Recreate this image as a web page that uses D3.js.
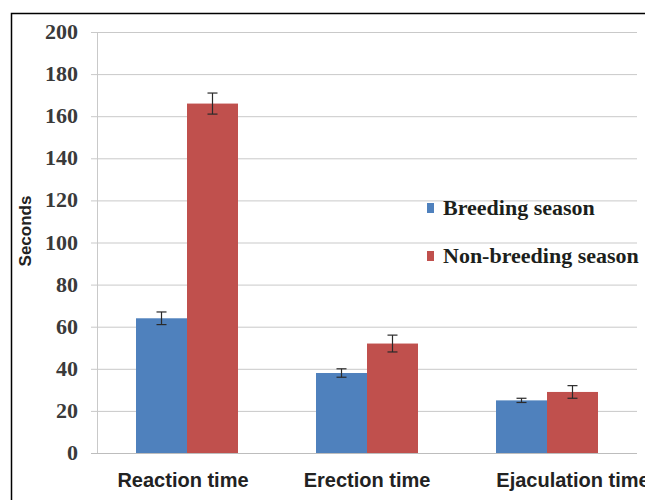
<!DOCTYPE html>
<html>
<head>
<meta charset="utf-8">
<script src="https://cdn.jsdelivr.net/npm/d3@7"></script>
<style>
  body { margin: 0; background: #fff; }
  svg { display: block; }
</style>
</head>
<body>
<div id="chart"></div>
<script>
// values
var categories = ["Reaction time", "Erection time", "Ejaculation time"]
var series = ["Breeding season", "Non-breeding season"]
var breeding = [64, 38, 25]
var breedingErr = [3, 2, 1]
var nonBreeding = [166, 52, 29]
var nonBreedingErr = [5, 4, 3]
var yTicks = [0, 20, 40, 60, 80, 100, 120, 140, 160, 180, 200]

var colors = ["#4f81bd", "#c0504d"]

var width = 645, height = 500
var m = { left: 97, right: 637, top: 32, bottom: 453 }

var svg = d3.select("#chart").append("svg")
    .attr("width", width)
    .attr("height", height)

// frame (top and left edges visible, rest cropped)
svg.append("path")
    .attr("d", "M11.5,500 L11.5,13.5 L645,13.5")
    .attr("fill", "none")
    .attr("stroke", "#000")
    .attr("stroke-width", 1.5)

var y = d3.scaleLinear().domain([0, 200]).range([m.bottom, m.top])

var x = d3.scaleBand().domain(categories).range([m.left, m.right]).padding(0)

var xs = d3.scaleBand().domain(series).range([0, x.bandwidth()])
    .paddingInner(0).paddingOuter(0.765)

// grid + ticks
var gy = svg.append("g").attr("transform", `translate(${m.right},0)`)
    .call(d3.axisLeft(y).tickValues(yTicks).tickSize(m.right - m.left + 6).tickFormat(""))
gy.select(".domain").remove()
gy.selectAll(".tick line").attr("stroke", "#c9c9c9").attr("stroke-width", 1)

svg.append("line")
    .attr("x1", m.left + 0.5).attr("x2", m.left + 0.5)
    .attr("y1", m.top).attr("y2", m.bottom)
    .attr("stroke", "#c9c9c9")

// y labels
svg.selectAll(".ylab").data(yTicks).enter()
    .append("text")
    .attr("class", "ylab")
    .attr("x", 78)
    .attr("y", d => y(d) + 7)
    .attr("text-anchor", "end")
    .style("font-family", "'Liberation Serif', serif")
    .style("font-weight", "bold")
    .style("font-size", "22px")
    .attr("fill", "#3a3a3a")
    .text(d => d)

svg.append("text")
    .attr("transform", "translate(31,231) rotate(-90)")
    .attr("text-anchor", "middle")
    .style("font-family", "'Liberation Sans', Arial, sans-serif")
    .style("font-weight", "bold")
    .style("font-size", "17px")
    .attr("fill", "#222")
    .text("Seconds")

// bars
var rows = categories.map((c, i) => ({
    cat: c,
    vals: [
        { s: series[0], v: breeding[i], e: breedingErr[i], k: 0 },
        { s: series[1], v: nonBreeding[i], e: nonBreedingErr[i], k: 1 }
    ]
}))

var groups = svg.selectAll(".grp").data(rows).enter()
    .append("g")
    .attr("class", "grp")
    .attr("transform", d => `translate(${x(d.cat)},0)`)

groups.selectAll("rect").data(d => d.vals).enter()
    .append("rect")
    .attr("x", d => xs(d.s))
    .attr("y", d => y(d.v))
    .attr("width", xs.bandwidth())
    .attr("height", d => m.bottom - y(d.v))
    .attr("fill", d => colors[d.k])

// error bars
var errs = groups.selectAll(".err").data(d => d.vals).enter()
    .append("g")
    .attr("class", "err")
    .attr("stroke", "#2a2a2a")
    .attr("stroke-width", 1.2)

errs.append("line")
    .attr("x1", d => xs(d.s) + xs.bandwidth() / 2)
    .attr("x2", d => xs(d.s) + xs.bandwidth() / 2)
    .attr("y1", d => y(d.v - d.e))
    .attr("y2", d => y(d.v + d.e))

errs.selectAll(".cap").data(d => [[d, d.v - d.e], [d, d.v + d.e]]).enter()
    .append("line")
    .attr("x1", d => xs(d[0].s) + xs.bandwidth() / 2 - 5)
    .attr("x2", d => xs(d[0].s) + xs.bandwidth() / 2 + 5)
    .attr("y1", d => y(d[1]))
    .attr("y2", d => y(d[1]))

// bottom axis line
svg.append("line")
    .attr("x1", m.left - 6).attr("x2", m.right)
    .attr("y1", m.bottom + 0.5).attr("y2", m.bottom + 0.5)
    .attr("stroke", "#bdbdbd")

// category labels - last one sits further right in the original and runs off the edge
var labelShift = [-4, 0, 26]
svg.selectAll(".xlab").data(categories).enter()
    .append("text")
    .attr("class", "xlab")
    .attr("x", (d, i) => x(d) + x.bandwidth() / 2 + labelShift[i])
    .attr("y", 487)
    .attr("text-anchor", "middle")
    .style("font-family", "'Liberation Sans', Arial, sans-serif")
    .style("font-weight", "bold")
    .style("font-size", "20px")
    .attr("fill", "#222")
    .text(d => d)

// legend
var legend = svg.selectAll(".leg").data(series).enter()
    .append("g")
    .attr("class", "leg")
    .attr("transform", (d, i) => `translate(427,${203 + i * 48})`)

legend.append("rect")
    .attr("width", 7)
    .attr("height", 10)
    .attr("fill", (d, i) => colors[i])

legend.append("text")
    .attr("x", 16)
    .attr("y", 12)
    .style("font-family", "'Liberation Serif', serif")
    .style("font-weight", "bold")
    .style("font-size", "22px")
    .attr("fill", "#1c1f1c")
    .text(d => d)
</script>
</body>
</html>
══════════════════════════════
Retype the whole listing, keeping every line identical and omitting all pictures.

THE REPLY:
Recreate this image as a web page that uses D3.js.
<!DOCTYPE html>
<html>
<head>
<meta charset="utf-8">
<script src="https://cdn.jsdelivr.net/npm/d3@7"></script>
<style>
  body { margin: 0; background: #fff; }
  svg { display: block; }
</style>
</head>
<body>
<div id="chart"></div>
<script>
// values
var categories = ["Reaction time", "Erection time", "Ejaculation time"]
var series = ["Breeding season", "Non-breeding season"]
var breeding = [64, 38, 25]
var breedingErr = [3, 2, 1]
var nonBreeding = [166, 52, 29]
var nonBreedingErr = [5, 4, 3]
var yTicks = [0, 20, 40, 60, 80, 100, 120, 140, 160, 180, 200]

var colors = ["#4f81bd", "#c0504d"]

var width = 645, height = 500
var m = { left: 97, right: 637, top: 32, bottom: 453 }

var svg = d3.select("#chart").append("svg")
    .attr("width", width)
    .attr("height", height)

// frame (top and left edges visible, rest cropped)
svg.append("path")
    .attr("d", "M11.5,500 L11.5,13.5 L645,13.5")
    .attr("fill", "none")
    .attr("stroke", "#000")
    .attr("stroke-width", 1.5)

var y = d3.scaleLinear().domain([0, 200]).range([m.bottom, m.top])

var x = d3.scaleBand().domain(categories).range([m.left, m.right]).padding(0)

var xs = d3.scaleBand().domain(series).range([0, x.bandwidth()])
    .paddingInner(0).paddingOuter(0.765)

// grid + ticks
var gy = svg.append("g").attr("transform", `translate(${m.right},0)`)
    .call(d3.axisLeft(y).tickValues(yTicks).tickSize(m.right - m.left + 6).tickFormat(""))
gy.select(".domain").remove()
gy.selectAll(".tick line").attr("stroke", "#c9c9c9").attr("stroke-width", 1)

svg.append("line")
    .attr("x1", m.left + 0.5).attr("x2", m.left + 0.5)
    .attr("y1", m.top).attr("y2", m.bottom)
    .attr("stroke", "#c9c9c9")

// y labels
svg.selectAll(".ylab").data(yTicks).enter()
    .append("text")
    .attr("class", "ylab")
    .attr("x", 78)
    .attr("y", d => y(d) + 7)
    .attr("text-anchor", "end")
    .style("font-family", "'Liberation Serif', serif")
    .style("font-weight", "bold")
    .style("font-size", "22px")
    .attr("fill", "#3a3a3a")
    .text(d => d)

svg.append("text")
    .attr("transform", "translate(31,231) rotate(-90)")
    .attr("text-anchor", "middle")
    .style("font-family", "'Liberation Sans', Arial, sans-serif")
    .style("font-weight", "bold")
    .style("font-size", "17px")
    .attr("fill", "#222")
    .text("Seconds")

// bars
var rows = categories.map((c, i) => ({
    cat: c,
    vals: [
        { s: series[0], v: breeding[i], e: breedingErr[i], k: 0 },
        { s: series[1], v: nonBreeding[i], e: nonBreedingErr[i], k: 1 }
    ]
}))

var groups = svg.selectAll(".grp").data(rows).enter()
    .append("g")
    .attr("class", "grp")
    .attr("transform", d => `translate(${x(d.cat)},0)`)

groups.selectAll("rect").data(d => d.vals).enter()
    .append("rect")
    .attr("x", d => xs(d.s))
    .attr("y", d => y(d.v))
    .attr("width", xs.bandwidth())
    .attr("height", d => m.bottom - y(d.v))
    .attr("fill", d => colors[d.k])

// error bars
var errs = groups.selectAll(".err").data(d => d.vals).enter()
    .append("g")
    .attr("class", "err")
    .attr("stroke", "#2a2a2a")
    .attr("stroke-width", 1.2)

errs.append("line")
    .attr("x1", d => xs(d.s) + xs.bandwidth() / 2)
    .attr("x2", d => xs(d.s) + xs.bandwidth() / 2)
    .attr("y1", d => y(d.v - d.e))
    .attr("y2", d => y(d.v + d.e))

errs.selectAll(".cap").data(d => [[d, d.v - d.e], [d, d.v + d.e]]).enter()
    .append("line")
    .attr("x1", d => xs(d[0].s) + xs.bandwidth() / 2 - 5)
    .attr("x2", d => xs(d[0].s) + xs.bandwidth() / 2 + 5)
    .attr("y1", d => y(d[1]))
    .attr("y2", d => y(d[1]))

// bottom axis line
svg.append("line")
    .attr("x1", m.left - 6).attr("x2", m.right)
    .attr("y1", m.bottom + 0.5).attr("y2", m.bottom + 0.5)
    .attr("stroke", "#bdbdbd")

// category labels - last one sits further right in the original and runs off the edge
var labelShift = [-4, 0, 26]
svg.selectAll(".xlab").data(categories).enter()
    .append("text")
    .attr("class", "xlab")
    .attr("x", (d, i) => x(d) + x.bandwidth() / 2 + labelShift[i])
    .attr("y", 487)
    .attr("text-anchor", "middle")
    .style("font-family", "'Liberation Sans', Arial, sans-serif")
    .style("font-weight", "bold")
    .style("font-size", "20px")
    .attr("fill", "#222")
    .text(d => d)

// legend
var legend = svg.selectAll(".leg").data(series).enter()
    .append("g")
    .attr("class", "leg")
    .attr("transform", (d, i) => `translate(427,${203 + i * 48})`)

legend.append("rect")
    .attr("width", 7)
    .attr("height", 10)
    .attr("fill", (d, i) => colors[i])

legend.append("text")
    .attr("x", 16)
    .attr("y", 12)
    .style("font-family", "'Liberation Serif', serif")
    .style("font-weight", "bold")
    .style("font-size", "22px")
    .attr("fill", "#1c1f1c")
    .text(d => d)
</script>
</body>
</html>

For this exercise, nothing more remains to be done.